PROBLEM DESCRIPTION: Print exactly what lies from the line with "Reproduce this chart" down to the line with "0.650, 0.636, 0.617];", counting both of those lines, but not the pictures.

>> begin

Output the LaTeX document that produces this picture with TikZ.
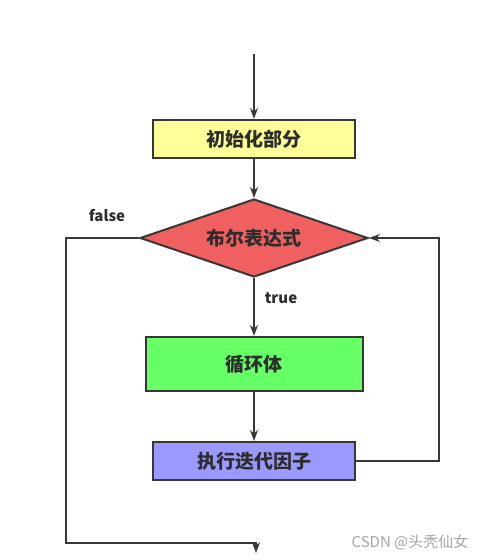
\documentclass[tikz,border=0pt]{standalone}
\usepackage{fontspec}
\usepackage{tikz}
\usetikzlibrary{shapes.geometric, arrows.meta, positioning}
\newfontfamily\cjk{Noto Sans CJK SC}
\definecolor{linegray}{RGB}{55,55,55}
\definecolor{textgray}{RGB}{45,45,45}
\definecolor{inityellow}{RGB}{255,255,153}
\definecolor{condred}{RGB}{240,96,96}
\definecolor{bodygreen}{RGB}{102,255,102}
\definecolor{itervio}{RGB}{153,153,255}

\begin{document}
\begin{tikzpicture}[
    x=1pt, y=-1pt,
    node distance=39pt,
    box/.style={draw=linegray, line width=2pt, minimum width=202pt, minimum height=38pt, font=\cjk\bfseries\fontsize{19}{21}\selectfont, text=textgray, align=center},
    initbox/.style={box, fill=inityellow},
    condbox/.style={box, shape=diamond, fill=condred, minimum width=228pt, minimum height=78pt, aspect=2.92, inner sep=0pt},
    bodybox/.style={box, fill=bodygreen, minimum width=217pt, minimum height=54pt},
    iterbox/.style={box, fill=itervio},
    arrow/.style={-{Stealth[length=11pt, width=8pt]}, line width=2pt, linegray},
    label/.style={font=\cjk\bfseries\fontsize{15}{17}\selectfont, text=textgray},
  ]
  \useasboundingbox[fill=white] (0,0) rectangle (493,560);
  \node[initbox] (init) at (254,139) {初始化部分};
  \node[condbox, below=39pt of init] (cond) {布尔表达式};
  \node[bodybox, below=58pt of cond] (body) {循环体};
  \node[iterbox, below=49pt of body] (iter) {执行迭代因子};
  \coordinate[above=65pt of init.north] (start);
  \coordinate (lft) at (66,543);
  \coordinate (stop) at (256,553);
  \node[label] (falselbl) at (107,216) {false};
  \node[label] (truelbl) at (281,298) {true};
  \draw[arrow] (start) -- (init);
  \draw[arrow] (init) -- (cond);
  \draw[arrow] (cond) -- (body);
  \draw[arrow] (body) -- (iter);
  \draw[arrow] (iter.east) -- ++(83,0) |- (cond.east);
  \draw[arrow] (cond.west) -| (lft) -| (stop);
  \node[font=\cjk\fontsize{15}{17}\selectfont, text=black!35] (mark) at (410,542) {CSDN @头秃仙女};
\end{tikzpicture}
\end{document}
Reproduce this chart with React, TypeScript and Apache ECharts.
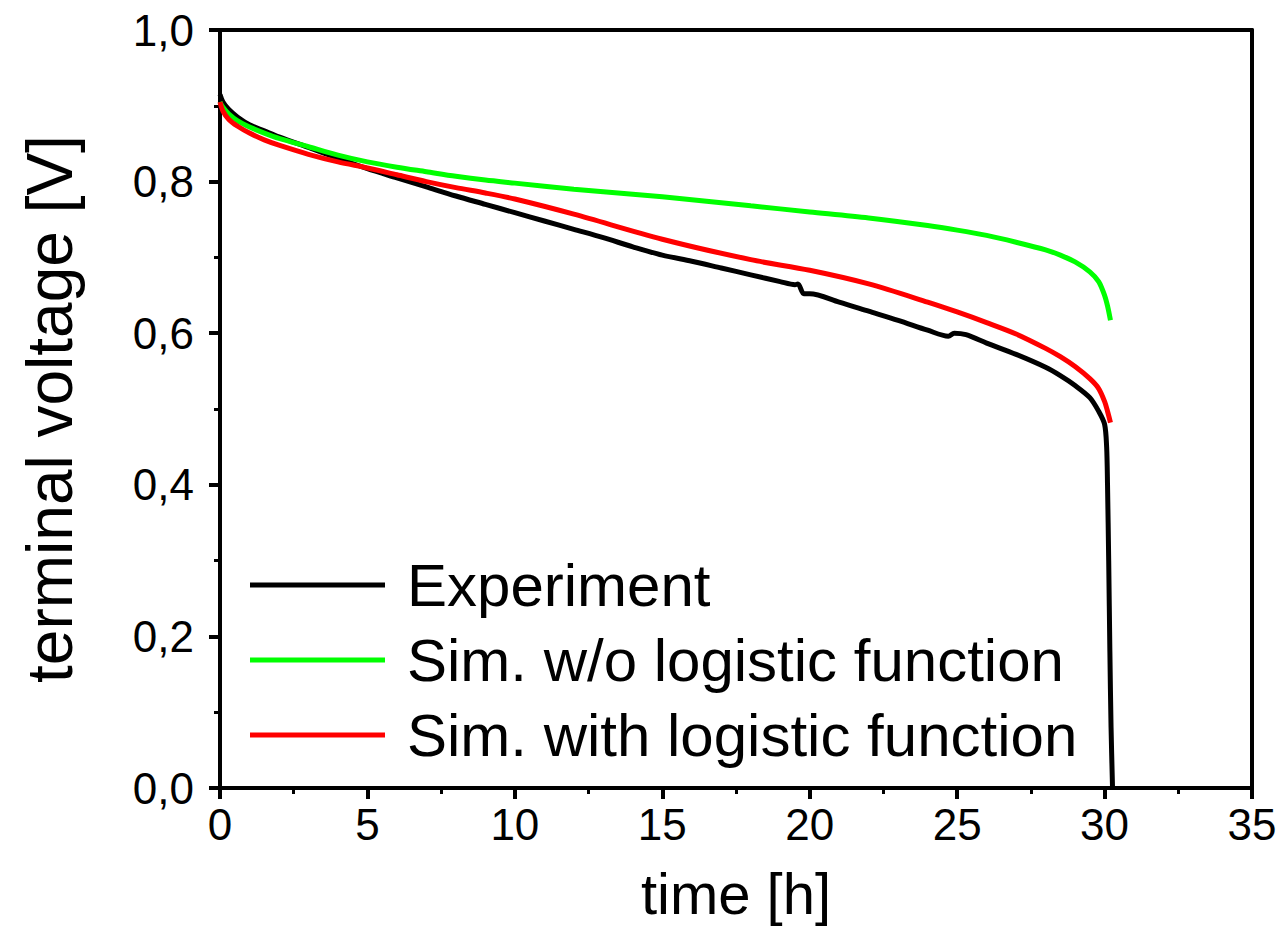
import React, { useEffect, useRef } from "react";
import * as echarts from "echarts";

const seriesNames = ["Experiment", "Sim. w/o logistic function", "Sim. with logistic function"];

const expTime = [0, 0.1, 0.3, 0.6, 1, 1.5, 2, 3, 4, 5, 6, 7, 8, 9, 10, 11, 12, 13, 14, 15, 16, 17, 18, 19, 19.5, 19.6, 19.8, 20, 21, 22, 23, 24, 24.7, 24.9, 25.3, 26, 27, 28, 28.5, 29, 29.5, 29.8, 30.0, 30.07, 30.1, 30.14, 30.18, 30.22, 30.27];
const expVolt = [0.915, 0.905, 0.895, 0.885, 0.875, 0.867, 0.859, 0.845, 0.831, 0.817, 0.805, 0.793, 0.781, 0.770, 0.759, 0.748, 0.737, 0.726, 0.714, 0.703, 0.695, 0.686, 0.677, 0.668, 0.664, 0.665, 0.652, 0.652, 0.641, 0.629, 0.617, 0.604, 0.596, 0.600, 0.598, 0.587, 0.572, 0.555, 0.544, 0.531, 0.515, 0.497, 0.48, 0.45, 0.40, 0.30, 0.18, 0.08, 0.0];

const simNoLogTime = [0, 0.1, 0.3, 0.6, 1, 1.5, 2, 3, 4, 5, 6, 7, 8, 9, 10, 12, 15, 18, 20, 22, 24, 25, 26, 27, 28, 28.5, 29, 29.5, 29.8, 30.0, 30.1, 30.2];
const simNoLogVolt = [0.905, 0.898, 0.889, 0.880, 0.872, 0.864, 0.857, 0.846, 0.835, 0.826, 0.819, 0.813, 0.807, 0.802, 0.798, 0.790, 0.780, 0.768, 0.760, 0.752, 0.742, 0.736, 0.729, 0.720, 0.710, 0.703, 0.694, 0.681, 0.668, 0.650, 0.636, 0.617];

const simLogTime = [0, 0.1, 0.3, 0.6, 1, 1.5, 2, 3, 4, 5, 6, 7, 8, 9, 10, 12, 15, 18, 20, 22, 24, 25, 26, 27, 28, 28.5, 29, 29.5, 29.8, 30.0, 30.1, 30.2];
const simLogVolt = [0.905, 0.893, 0.882, 0.873, 0.864, 0.855, 0.848, 0.836, 0.826, 0.818, 0.809, 0.800, 0.792, 0.785, 0.777, 0.757, 0.724, 0.697, 0.683, 0.665, 0.641, 0.628, 0.614, 0.599, 0.580, 0.569, 0.556, 0.540, 0.527, 0.510, 0.497, 0.482];

const seriesColors = ["#000000", "#00ff00", "#ff0000"];

const FONT = "'Liberation Sans', Arial, Helvetica, sans-serif";

function pairs(t: number[], v: number[]) {
  return t.map((x, i) => [x, v[i]]);
}

export default function App() {
  const ref = useRef<HTMLDivElement>(null);
  useEffect(() => {
    if (!ref.current) return;
    const chart = echarts.init(ref.current, null, { renderer: "svg" });
    const datasets = [
      pairs(expTime, expVolt),
      pairs(simNoLogTime, simNoLogVolt),
      pairs(simLogTime, simLogVolt),
    ];
    chart.setOption({
      animation: false,
      backgroundColor: "#ffffff",
      textStyle: { fontFamily: FONT },
      grid: { left: 220, right: 30, top: 30, bottom: 164, containLabel: false },
      legend: {
        orient: "vertical",
        left: 250,
        top: 553,
        padding: 0,
        itemWidth: 135,
        itemHeight: 5,
        itemGap: 11,
        icon: "rect",
        data: seriesNames,
        textStyle: { fontSize: 60, fontFamily: FONT, color: "#000", lineHeight: 64, padding: [0, 0, 0, 17] },
      },
      xAxis: [
        {
          type: "value",
          min: 0,
          max: 35,
          interval: 5,
          name: "time [h]",
          nameLocation: "middle",
          nameGap: 76,
          nameTextStyle: { fontSize: 58, color: "#000", fontFamily: FONT },
          axisLine: { show: true, onZero: false, lineStyle: { color: "#000", width: 4 } },
          axisTick: { show: true, inside: false, length: 11, lineStyle: { color: "#000", width: 4 } },
          minorTick: { show: true, splitNumber: 2, length: 6, lineStyle: { color: "#000", width: 3 } },
          axisLabel: { fontSize: 44, color: "#000", margin: 14, fontFamily: FONT },
          splitLine: { show: false },
        },
        {
          type: "value",
          position: "top",
          min: 0,
          max: 35,
          interval: 5,
          axisLine: { show: true, onZero: false, lineStyle: { color: "#000", width: 4 } },
          axisTick: { show: false },
          axisLabel: { show: false },
          splitLine: { show: false },
        },
      ],
      yAxis: [
        {
          type: "value",
          min: 0,
          max: 1,
          interval: 0.2,
          name: "terminal voltage [V]",
          nameLocation: "middle",
          nameGap: 138,
          nameTextStyle: { fontSize: 64, color: "#000", fontFamily: FONT },
          axisLine: { show: true, onZero: false, lineStyle: { color: "#000", width: 4 } },
          axisTick: { show: true, inside: false, length: 11, lineStyle: { color: "#000", width: 4 } },
          minorTick: { show: true, splitNumber: 2, length: 6, lineStyle: { color: "#000", width: 3 } },
          axisLabel: {
            fontSize: 44,
            color: "#000",
            margin: 26,
            fontFamily: FONT,
            formatter: (v: number) => v.toFixed(1).replace(".", ","),
          },
          splitLine: { show: false },
        },
        {
          type: "value",
          position: "right",
          min: 0,
          max: 1,
          interval: 0.2,
          axisLine: { show: true, onZero: false, lineStyle: { color: "#000", width: 4 } },
          axisTick: { show: false },
          axisLabel: { show: false },
          splitLine: { show: false },
        },
      ],
      series: seriesNames.map((name, i) => ({
        name,
        type: "line",
        xAxisIndex: 0,
        yAxisIndex: 0,
        data: datasets[i],
        showSymbol: false,
        symbol: "none",
        smooth: 0.3,
        color: seriesColors[i],
        lineStyle: { color: seriesColors[i], width: 5 },
        z: 2 + i,
      })),
    });
    return () => chart.dispose();
  }, []);
  return (
    <div
      ref={ref}
      style={{ position: "fixed", left: 0, top: 0, width: 1282, height: 952, background: "#fff" }}
    />
  );
}
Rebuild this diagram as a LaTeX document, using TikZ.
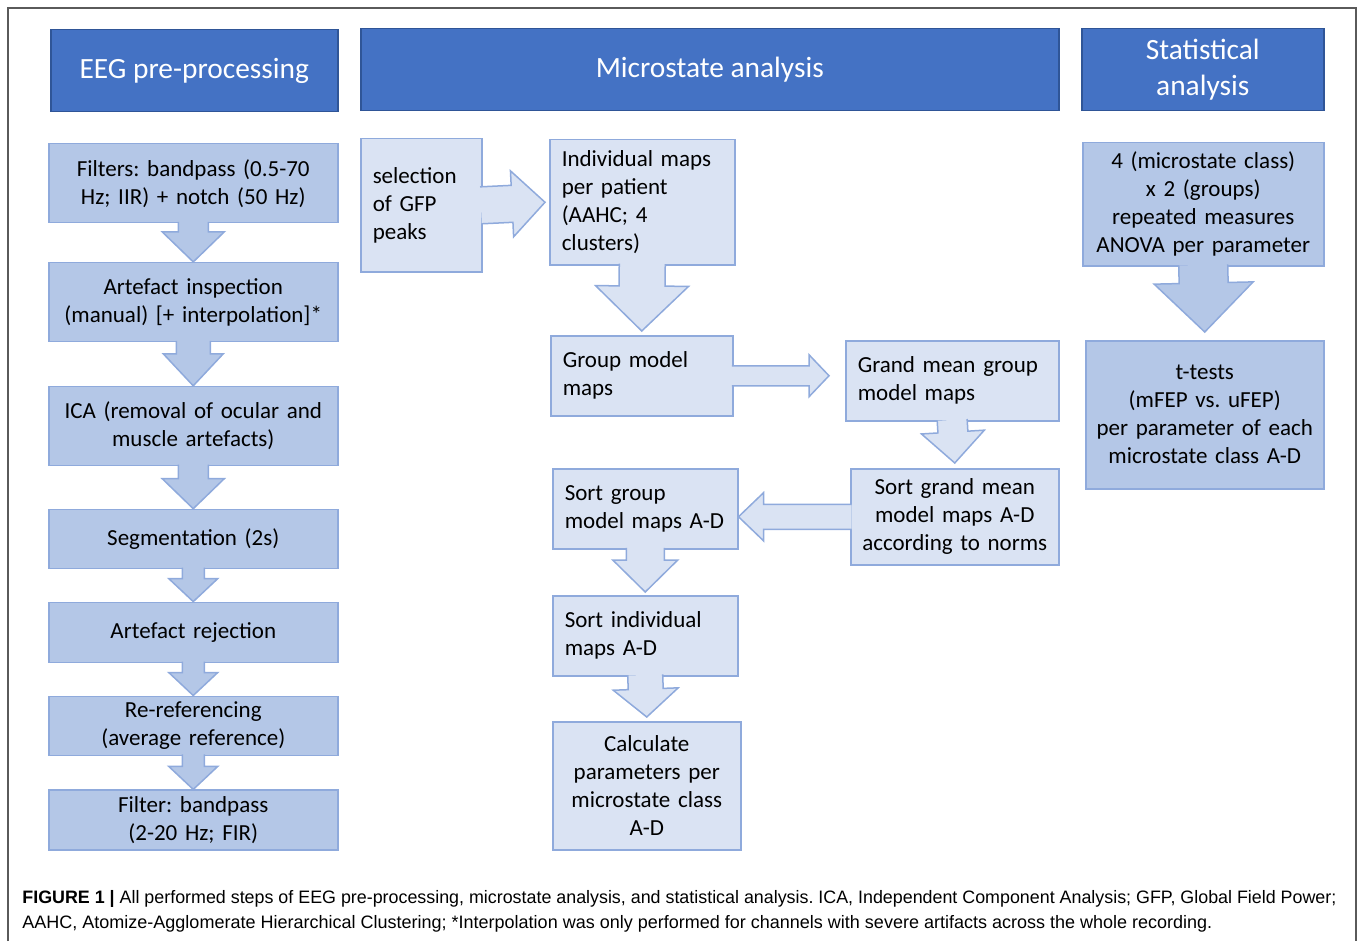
\documentclass[tikz,border=0pt]{standalone}
\usepackage{fontspec}
\setmainfont{Carlito}
\newfontfamily\capfont{Liberation Sans}
\usepackage{graphicx}
\usetikzlibrary{positioning, calc}
\frenchspacing

\definecolor{hdfill}{HTML}{4472C4}
\definecolor{hdline}{HTML}{2F5597}
\definecolor{dkfill}{HTML}{B4C7E7}
\definecolor{ltfill}{HTML}{DAE3F3}
\definecolor{bdline}{HTML}{8FAADC}
\definecolor{framegray}{HTML}{5A5A5A}

% block arrow: fill, start, tip, shaft half width, head half width, head length
\newcommand{\blkarrow}[6]{%
  \coordinate (bs) at (#2);
  \coordinate (bt) at (#3);
  \coordinate (ab) at ($(bs)!-0.8pt!(bt)$);
  \coordinate (hb) at ($(bt)!#6!(bs)$);
  \fill[#1] ($(ab)!#4!90:(bt)$) -- ($(hb)!#4!90:(bt)$) -- ($(hb)!#5!90:(bt)$) -- (bt)
    -- ($(hb)!#5!-90:(bt)$) -- ($(hb)!#4!-90:(bt)$) -- ($(ab)!#4!-90:(bt)$) -- cycle;
  \draw[bdline, line width=0.75pt] ($(ab)!#4!90:(bt)$) -- ($(hb)!#4!90:(bt)$)
    -- ($(hb)!#5!90:(bt)$) -- (bt) -- ($(hb)!#5!-90:(bt)$) -- ($(hb)!#4!-90:(bt)$)
    -- ($(ab)!#4!-90:(bt)$);
}

\begin{document}
\begin{tikzpicture}[x=0.5pt, y=-0.5pt, node distance=20pt,
  hd/.style={draw=hdline, line width=0.75pt, fill=hdfill, text=white, anchor=north west,
    font=\fontsize{14.7}{18}\selectfont, align=center, inner sep=0pt, minimum height=41pt},
  box/.style={draw=bdline, line width=0.75pt, anchor=north west, inner ysep=0pt,
    font=\fontsize{11.5}{14}\selectfont},
  lbox/.style={box, fill=dkfill, align=center, inner xsep=4pt, text width=136.5pt},
  mbox/.style={box, fill=ltfill, align=left, inner xsep=6pt},
  cbox/.style={box, fill=ltfill, align=center, inner xsep=4pt},
  sbox/.style={box, fill=dkfill, align=center, inner xsep=4pt}]

\useasboundingbox (0,0) rectangle (1358,941);
% frame
\draw[framegray, line width=0.75pt] (8,941) -- (8,8) -- (1356,8) -- (1356,941);

% headers
\node[hd, minimum width=143.5pt] (hpre) at (50,29) {EEG pre-processing};
\node[hd, minimum width=349pt] (hmic) at (360,28) {Microstate analysis};
\node[hd, minimum width=121pt] (hsta) at (1081,28) {Statistical\\analysis};

% EEG pre-processing
\node[lbox, minimum height=39.5pt] (filt) at (48,143) {Filters: bandpass (0.5-70\\Hz; IIR) + notch (50 Hz)};
\node[lbox, minimum height=39.5pt, below=19.2pt of filt] (insp) {Artefact inspection\\(manual) [+ interpolation]*};
\node[lbox, minimum height=39.5pt, below=21.7pt of insp] (ica) {ICA (removal of ocular and\\muscle artefacts)};
\node[lbox, minimum height=29.5pt, below=21.2pt of ica] (seg) {Segmentation (2s)};
\node[lbox, minimum height=30pt, below=16.2pt of seg] (rej) {Artefact rejection};
\node[lbox, minimum height=29.5pt, below=16.2pt of rej] (reref) {Re-referencing\\(average reference)};
\node[lbox, minimum height=30pt, below=16.7pt of reref] (bpf) {Filter: bandpass\\(2-20 Hz; FIR)};

% Microstate analysis
\node[mbox, text width=48.5pt, minimum height=66.5pt] (sel) at (360,138) {selection\\of GFP\\peaks};
\node[mbox, text width=80.5pt, minimum height=62.5pt] (ind) at (549,139) {Individual maps\\per patient\\(AAHC; 4\\clusters)};
\node[mbox, text width=79pt, minimum height=40pt] (grp) at (550,335) {Group model\\maps};
\node[mbox, text width=94.5pt, minimum height=40pt] (gmn) at (845,340) {Grand mean group\\model maps};
\node[cbox, text width=96pt, minimum height=48pt] (sgm) at (850,468) {Sort grand mean\\model maps A-D\\according to norms};
\node[mbox, text width=80.5pt, minimum height=40pt] (sgp) at (552,468) {Sort group\\model maps A-D};
\node[mbox, text width=80.5pt, minimum height=40pt] (sind) at (552,595) {Sort individual\\maps A-D};
\node[cbox, text width=86pt, minimum height=64pt] (cpar) at (552,721) {Calculate\\parameters per\\microstate class\\A-D};

% Statistical analysis
\node[sbox, text width=112.5pt, minimum height=61.5pt] (anova) at (1082,142) {4 (microstate class)\\x 2 (groups)\\repeated measures\\ANOVA per parameter};
\node[sbox, text width=111pt, minimum height=74pt] (ttest) at (1085,340) {t-tests\\(mFEP vs. uFEP)\\per parameter of each\\microstate class A-D};

% block arrows
\blkarrow{dkfill}{filt.south}{insp.north}{7.5pt}{15.5pt}{15pt}
\blkarrow{dkfill}{insp.south}{ica.north}{8.5pt}{15pt}{16pt}
\blkarrow{dkfill}{ica.south}{seg.north}{7.5pt}{15.5pt}{15pt}
\blkarrow{dkfill}{seg.south}{rej.north}{5.5pt}{12.25pt}{11.5pt}
\blkarrow{dkfill}{rej.south}{reref.north}{5.5pt}{12.25pt}{11.5pt}
\blkarrow{dkfill}{reref.south}{bpf.north}{5.5pt}{12.25pt}{11.5pt}

\blkarrow{ltfill}{sel.east}{$(ind.west)+(-4,0)$}{9.25pt}{16.5pt}{16.5pt}
\blkarrow{ltfill}{ind.south}{$(grp.north)+(0,-4)$}{11.5pt}{23.25pt}{22.5pt}
\blkarrow{ltfill}{grp.east}{$(gmn.west)+(-16,-5)$}{5pt}{10.5pt}{10pt}
\blkarrow{ltfill}{gmn.south}{$(sgm.north)+(0,-5)$}{7.5pt}{15.75pt}{15.5pt}
\blkarrow{ltfill}{sgm.west}{$(sgp.east)+(0,8)$}{6.25pt}{12pt}{12.5pt}
\blkarrow{ltfill}{sgp.south}{$(sind.north)+(0,-3)$}{9.5pt}{16.25pt}{16pt}
\blkarrow{ltfill}{sind.south}{$(cpar.north)+(0,-4)$}{8.75pt}{16.25pt}{14pt}

\blkarrow{dkfill}{anova.south}{$(ttest.north)+(0,-8)$}{12.25pt}{24.75pt}{24.5pt}

% caption
\node[anchor=base west, inner sep=0pt] (cap1) at (22,903) {\resizebox{657pt}{\height}{\capfont\fontsize{9}{11}\selectfont\textbf{FIGURE 1 |} All performed steps of EEG pre-processing, microstate analysis, and statistical analysis. ICA, Independent Component Analysis; GFP, Global Field Power;}};
\node[anchor=base west, inner sep=0pt] (cap2) at (22,928) {\resizebox{595pt}{\height}{\capfont\fontsize{9}{11}\selectfont AAHC, Atomize-Agglomerate Hierarchical Clustering; *Interpolation was only performed for channels with severe artifacts across the whole recording.}};
\end{tikzpicture}
\end{document}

>> end

COMPLETE OUTPUT:
Reproduce this chart with React, TypeScript and Apache ECharts.
import React, { useEffect, useRef } from "react";
import * as echarts from "echarts";

const seriesNames = ["Experiment", "Sim. w/o logistic function", "Sim. with logistic function"];

const expTime = [0, 0.1, 0.3, 0.6, 1, 1.5, 2, 3, 4, 5, 6, 7, 8, 9, 10, 11, 12, 13, 14, 15, 16, 17, 18, 19, 19.5, 19.6, 19.8, 20, 21, 22, 23, 24, 24.7, 24.9, 25.3, 26, 27, 28, 28.5, 29, 29.5, 29.8, 30.0, 30.07, 30.1, 30.14, 30.18, 30.22, 30.27];
const expVolt = [0.915, 0.905, 0.895, 0.885, 0.875, 0.867, 0.859, 0.845, 0.831, 0.817, 0.805, 0.793, 0.781, 0.770, 0.759, 0.748, 0.737, 0.726, 0.714, 0.703, 0.695, 0.686, 0.677, 0.668, 0.664, 0.665, 0.652, 0.652, 0.641, 0.629, 0.617, 0.604, 0.596, 0.600, 0.598, 0.587, 0.572, 0.555, 0.544, 0.531, 0.515, 0.497, 0.48, 0.45, 0.40, 0.30, 0.18, 0.08, 0.0];

const simNoLogTime = [0, 0.1, 0.3, 0.6, 1, 1.5, 2, 3, 4, 5, 6, 7, 8, 9, 10, 12, 15, 18, 20, 22, 24, 25, 26, 27, 28, 28.5, 29, 29.5, 29.8, 30.0, 30.1, 30.2];
const simNoLogVolt = [0.905, 0.898, 0.889, 0.880, 0.872, 0.864, 0.857, 0.846, 0.835, 0.826, 0.819, 0.813, 0.807, 0.802, 0.798, 0.790, 0.780, 0.768, 0.760, 0.752, 0.742, 0.736, 0.729, 0.720, 0.710, 0.703, 0.694, 0.681, 0.668, 0.650, 0.636, 0.617];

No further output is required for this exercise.